Лондон: биография (Акройд) - страница 470

И частности, изрядно настораживали горожан молодые и склонные к непокорству ученики ремесленников; городские власти разработали поэтому весьма жесткие правила, регламентирующие их труд и поведение. Ничто не должно было нарушать коммерческую гармонию. Ученик был связан договором «и должен повиноваться. Поскольку я обязался верой и правдой служить господину семь лет, долг мой — исполнять это предназначение и всячески умножать доходы моего уважаемого господина. Хвала городу, который и принцев делает ремесленниками». Последняя фраза означает, что в ученики к ремесленнику или торговцу зачислялись и юноши знатного происхождения. Коммерческий инстинкт был очень силен. Ученикам воспрещалось собираться на улицах группами, пить в тавернах, носить яркую одежду; им позволялись только «коротко остриженные волосы». Сходным образом, детям по-прежнему надлежало утром, прежде всех дел, преклонять колени перед отцом и получать его благословение. Зачастую дети ели за отдельным, меньшим столом, и подавали им после взрослых; по окончании трапезы их могли спросить об их делах и о школьных занятиях, предложить произнести наизусть стих из Библии или какое-нибудь изречение. Непослушных потчевали «березовой кашей». «Двух-трех порций этого снадобья обычно бывает довольно для исцеления».

Песни детей, как и выкрики их, вливались в общий шум города. «В сочельник поворачиваю вертел» соревнуется в древности с «По домам, по домам, кончена торговля» или с «Марк, Иоанн, Лука, Матфей — сон спокойный мне навей». В 1687 году Джон Обри писал: «Маленькие дети имеют обыкновение петь во время дождя, чтобы он перестал.
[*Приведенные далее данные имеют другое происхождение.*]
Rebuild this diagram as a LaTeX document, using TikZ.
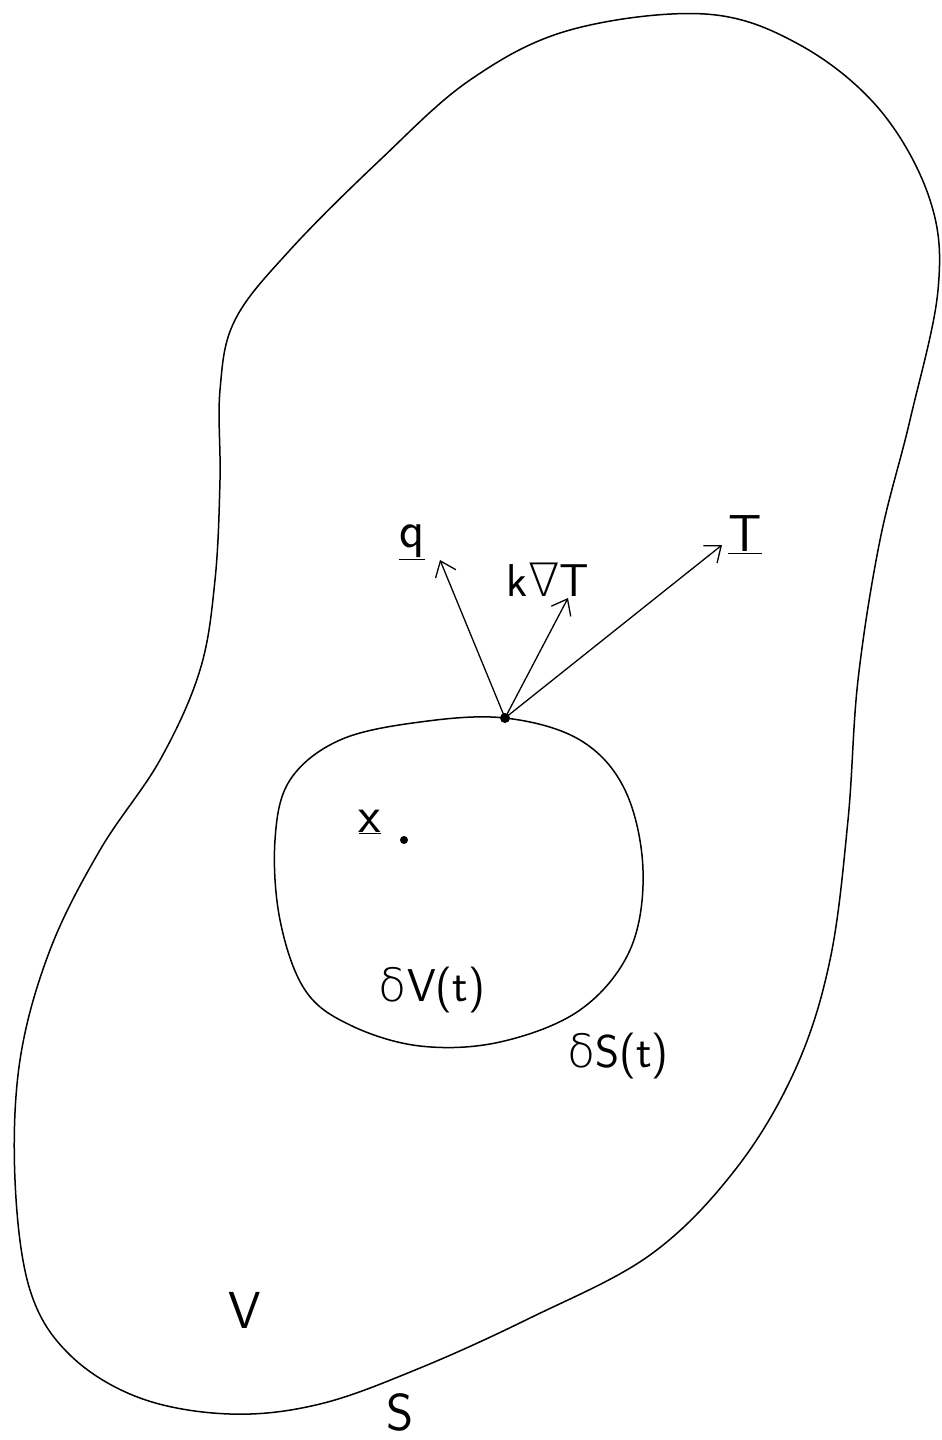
\documentclass[tikz,border=0pt]{standalone}
\usepackage{fontspec}
\newfontfamily\symfont{DejaVu Sans ExtraLight}
\usetikzlibrary{arrows.meta}
\begin{document}
\begin{tikzpicture}[x=1pt,y=-1pt,
  curve/.style={line width=1.5pt, line join=round},
  vec/.style={line width=1.3pt, -{Straight Barb[length=14pt,width=22pt,line width=1.3pt]}},
  lab/.style={font=\fontsize{52}{58}\selectfont\sffamily, inner sep=0pt},
  slab/.style={font=\fontsize{46}{52}\selectfont\sffamily, inner sep=0pt}]
\useasboundingbox (0,0) rectangle (942,1440);
% outer region V
\draw[curve] plot[smooth cycle, tension=0.6] coordinates {
 (705,14) (800,45) (880,110) (930,200) (938,290) (910,420) (880,540)
 (858,680) (848,820) (830,960) (795,1070) (735,1170) (650,1255)
 (530,1318) (420,1368) (320,1404) (230,1414) (140,1398) (70,1355)
 (30,1290) (15,1180) (20,1060) (50,950) (100,850) (160,760) (200,670)
 (215,580) (220,480) (220,390) (235,320) (290,250) (380,160) (470,80) (570,30)};
% inner region
\draw[curve] plot[smooth cycle, tension=0.6] coordinates {
 (505,718) (580,740) (625,790) (643,870) (630,950) (580,1010) (500,1042)
 (420,1046) (350,1025) (305,990) (280,920) (275,840) (290,780) (340,740) (420,722)};
\coordinate (P) at (505,718);
\fill (P) circle (5pt);
\coordinate (qend) at (440,560);
\coordinate (kend) at (568,598);
\coordinate (Tend) at (722,545);
\draw[vec] (P) -- (qend);
\draw[vec] (P) -- (kend);
\draw[vec] (P) -- (Tend);
\node[lab] (q) at (412,542) {\underline{q}};
\node[slab] (k) at (548,580) {k{\symfont∇}T};
\node[lab] (T) at (745,535) {\underline{T}};
\node[lab] (x) at (370,822) {\underline{x}};
\fill (404,840) circle (4pt);
\node[slab] (dV) at (432,990) {{\symfont δ}V(t)};
\node[slab] (dS) at (618,1056) {{\symfont δ}S(t)};
\node[lab] (V) at (245,1310) {V};
\node[lab] (S) at (400,1412) {S};
\end{tikzpicture}
\end{document}
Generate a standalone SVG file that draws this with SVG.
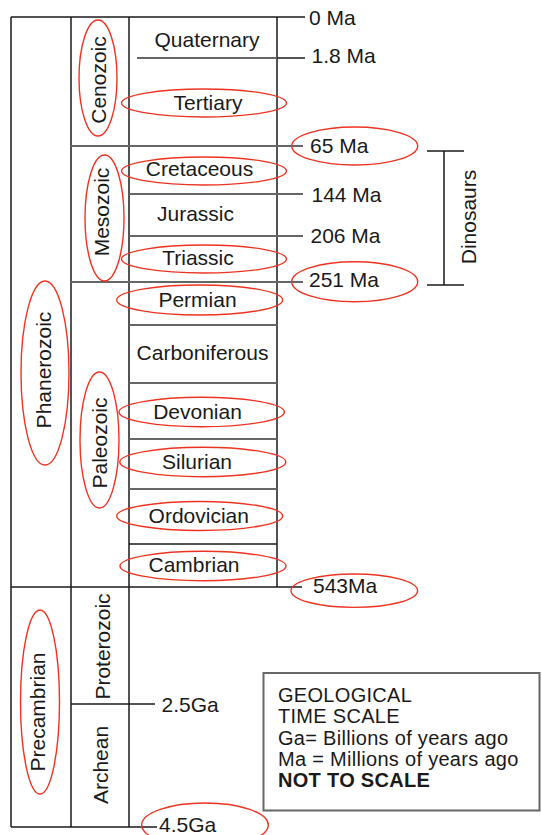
<svg xmlns="http://www.w3.org/2000/svg" width="542" height="835" viewBox="0 0 542 835">
<style>
text{font-family:"Liberation Sans",Arial,sans-serif;font-size:21px;fill:#1a1a1a}
.c{text-anchor:middle}
.b{font-weight:bold}
.lg{font-size:20px;letter-spacing:0.3px}
.ln{stroke:#1a1a1a;stroke-width:1.5;fill:none}
.gl{stroke:#666;stroke-width:2;fill:none}
.ov{fill:none;stroke:#ee3322;stroke-width:1.4}
</style>
<rect width="542" height="835" fill="#fff"/>
<g id="connectors">
<line class="ln" x1="11" y1="17" x2="11" y2="827"/>
<line class="ln" x1="71" y1="17" x2="71" y2="827"/>
<line class="ln" x1="129" y1="17" x2="129" y2="827"/>
<line class="ln" x1="277" y1="17" x2="277" y2="587"/>
<line class="ln" x1="11" y1="17" x2="305" y2="17"/>
<line class="gl" x1="137" y1="58" x2="277" y2="58"/>
<line class="ln" x1="277" y1="58" x2="305" y2="58"/>
<line class="gl" x1="71" y1="146" x2="303" y2="146"/>
<line class="gl" x1="129" y1="194" x2="303" y2="194"/>
<line class="gl" x1="129" y1="236" x2="303" y2="236"/>
<line class="gl" x1="71" y1="282" x2="303" y2="282"/>
<line class="gl" x1="129" y1="325" x2="277" y2="325"/>
<line class="gl" x1="129" y1="383" x2="277" y2="383"/>
<line class="gl" x1="129" y1="439" x2="277" y2="439"/>
<line class="gl" x1="129" y1="489" x2="277" y2="489"/>
<line class="ln" x1="129" y1="544" x2="277" y2="544"/>
<line class="ln" x1="11" y1="587" x2="302" y2="587"/>
<line class="ln" x1="71" y1="704" x2="155" y2="704"/>
<line class="ln" x1="11" y1="827" x2="157" y2="827"/>
<line class="ln" x1="427" y1="151" x2="464" y2="151"/>
<line class="ln" x1="427" y1="285" x2="464" y2="285"/>
<line class="ln" x1="444" y1="151" x2="444" y2="285"/>
</g>
<g id="phanerozoic"><ellipse class="ov" cx="45" cy="373" rx="24" ry="92"/><text class="c" transform="translate(51,370) rotate(-90)">Phanerozoic</text></g>
<g id="precambrian"><ellipse class="ov" cx="40" cy="702" rx="19.5" ry="92"/><text class="c" transform="translate(45,712) rotate(-90)">Precambrian</text></g>
<g id="cenozoic"><ellipse class="ov" cx="98" cy="78" rx="19" ry="58"/><text class="c" transform="translate(105.5,80) rotate(-90)">Cenozoic</text></g>
<g id="mesozoic"><ellipse class="ov" cx="104.5" cy="218" rx="19.5" ry="63"/><text class="c" transform="translate(109,212) rotate(-90)">Mesozoic</text></g>
<g id="paleozoic"><ellipse class="ov" cx="99.5" cy="440" rx="19.5" ry="68"/><text class="c" transform="translate(107,443) rotate(-90)">Paleozoic</text></g>
<g id="proterozoic"><text class="c" transform="translate(109.5,646.5) rotate(-90)">Proterozoic</text></g>
<g id="archean"><text class="c" transform="translate(108,765) rotate(-90)">Archean</text></g>
<g id="quaternary"><text class="c" x="207" y="47">Quaternary</text></g>
<g id="tertiary"><ellipse class="ov" cx="204" cy="103" rx="82.5" ry="14"/><text class="c" x="208" y="110">Tertiary</text></g>
<g id="cretaceous"><ellipse class="ov" cx="204" cy="171" rx="82.5" ry="14"/><text class="c" x="199.5" y="176">Cretaceous</text></g>
<g id="jurassic"><text class="c" x="195.5" y="221">Jurassic</text></g>
<g id="triassic"><ellipse class="ov" cx="204" cy="259" rx="82.5" ry="14"/><text class="c" x="198" y="265">Triassic</text></g>
<g id="permian"><ellipse class="ov" cx="199.7" cy="300" rx="83" ry="15"/><text class="c" x="197.5" y="307">Permian</text></g>
<g id="carboniferous"><text class="c" x="202.5" y="360">Carboniferous</text></g>
<g id="devonian"><ellipse class="ov" cx="201.7" cy="412" rx="82.7" ry="14.7"/><text class="c" x="197.5" y="419">Devonian</text></g>
<g id="silurian"><ellipse class="ov" cx="202.8" cy="462" rx="83" ry="14.7"/><text class="c" x="197" y="469">Silurian</text></g>
<g id="ordovician"><ellipse class="ov" cx="199.7" cy="516" rx="83" ry="14.5"/><text class="c" x="198.8" y="523">Ordovician</text></g>
<g id="cambrian"><ellipse class="ov" cx="203" cy="566" rx="83" ry="14.7"/><text class="c" x="194" y="572">Cambrian</text></g>
<g id="t0"><text x="309" y="25">0 Ma</text></g>
<g id="t18"><text x="311.5" y="63">1.8 Ma</text></g>
<g id="t65"><ellipse class="ov" cx="354.7" cy="146" rx="63" ry="19"/><text x="310" y="153">65 Ma</text></g>
<g id="t144"><text x="311.5" y="202">144 Ma</text></g>
<g id="t206"><text x="310.5" y="243">206 Ma</text></g>
<g id="t251"><ellipse class="ov" cx="354.7" cy="281.7" rx="63" ry="20"/><text x="309" y="287">251 Ma</text></g>
<g id="t543"><ellipse class="ov" cx="354.3" cy="590.7" rx="63.3" ry="16.7"/><text x="313" y="593">543Ma</text></g>
<g id="t25"><text x="161.5" y="711.5">2.5Ga</text></g>
<g id="t45"><ellipse class="ov" cx="205" cy="825" rx="63.3" ry="22"/><text x="159" y="832">4.5Ga</text></g>
<g id="dinosaurs"><text class="c" transform="translate(476,217) rotate(-90)">Dinosaurs</text></g>
<g id="legend">
<rect x="263.5" y="673" width="276" height="137.5" fill="#fff" stroke="#666" stroke-width="2"/>
<text class="lg" x="278" y="701.5">GEOLOGICAL</text>
<text class="lg" x="278" y="723">TIME SCALE</text>
<text class="lg" x="278" y="744.5">Ga= Billions of years ago</text>
<text class="lg" x="278" y="766">Ma = Millions of years ago</text>
<text class="lg b" x="278" y="786.5">NOT TO SCALE</text>
</g>
</svg>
Собираются и выводят хором: „Дождик, дождик, сколько туч — убирайся, нас не мучь“». Великое множество детских песенок и стишков содержит лондонские приметы, и это неудивительно: в Лондоне из всех городов страны, а впоследствии и мира, было сконцентрировано наибольшее число детей. Айона и Питер Оупи, признанные авторитеты в детских делах, утверждают, что в большинстве своем эти стишки могут быть датированы годами после 1600; разумеется, их запечатлели на бумаге тогдашние лондонские издатели-типографы.

Однако песенкам этим присущи и более значимые городские черты. Они эманация уличных выкриков и баллад Лондона, их контекст принадлежит к устной культуре. Некоторые стихи имеют косвенное отношение к тем или иным войнам или к политическим делам, другие откликаются на городские события — такие, как «ледяная ярмарка» на Темзе или пожар на Лондонском мосту в феврале 1633 года. Есть песни, пришедшие из лондонских театров, — например, «Жил был веселый мельник» или «Мальчонкой я посуду мыл у мамочки на кухне». «Дом, который построил Джек» первоначально было названием лондонской пантомимы — шуточного музыкального рождественского представления. Пантомим и арлекинад была, надо сказать, такая тьма («Матушка Хаббард и ее пес», «Арлекин и малыш Том Таккер» и прочее, и прочее), что можно подумать, будто и взрослые лондонцы сделались как дети.